The European Union wants online video streaming giants Amazon Prime Video (NASDAQ: AMZN) and Netflix (NASDAQ: NFLX) to devote a much larger portion of their libraries to regional content, an attempt by the governing body to force a more level playing field in the SVOD space, according to media reports.
The Financial Times first reported the proposed rules last week, which would require streaming providers based outside the EU to have a library made up of at least 20 percent European-produced content. The EU announced the proposal on May 25.
Furthermore, outside streaming services would have to financially contribute or support the production of European works if member states mandate it, under the proposed rules. That is perhaps of more concern to Netflix, which already has a library in the region composed of 21 percent European films and series.

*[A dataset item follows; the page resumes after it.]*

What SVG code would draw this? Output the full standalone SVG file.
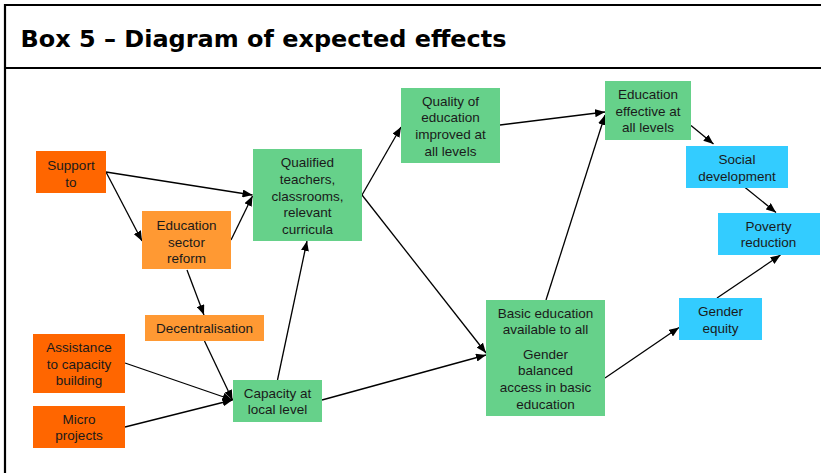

"An obligation to carry content to meet a numerical quota may cause new players to struggle to achieve a sustainable business model," Netflix said in response to the report. It also could impact the quality of content libraries, with SVOD providers licensing less-than-ideal movies in order to meet catalog requirements.
Amazon, of course, has a pretty significant presence in Europe thanks to its industry-encompassing retail presence. Its streaming service is not present in all of the same countries as Netflix – Germany and U.K. subscribers to Prime get access to regional streaming, but Prime subs in France, Italy and Spain don't have streaming at all, at least not yet.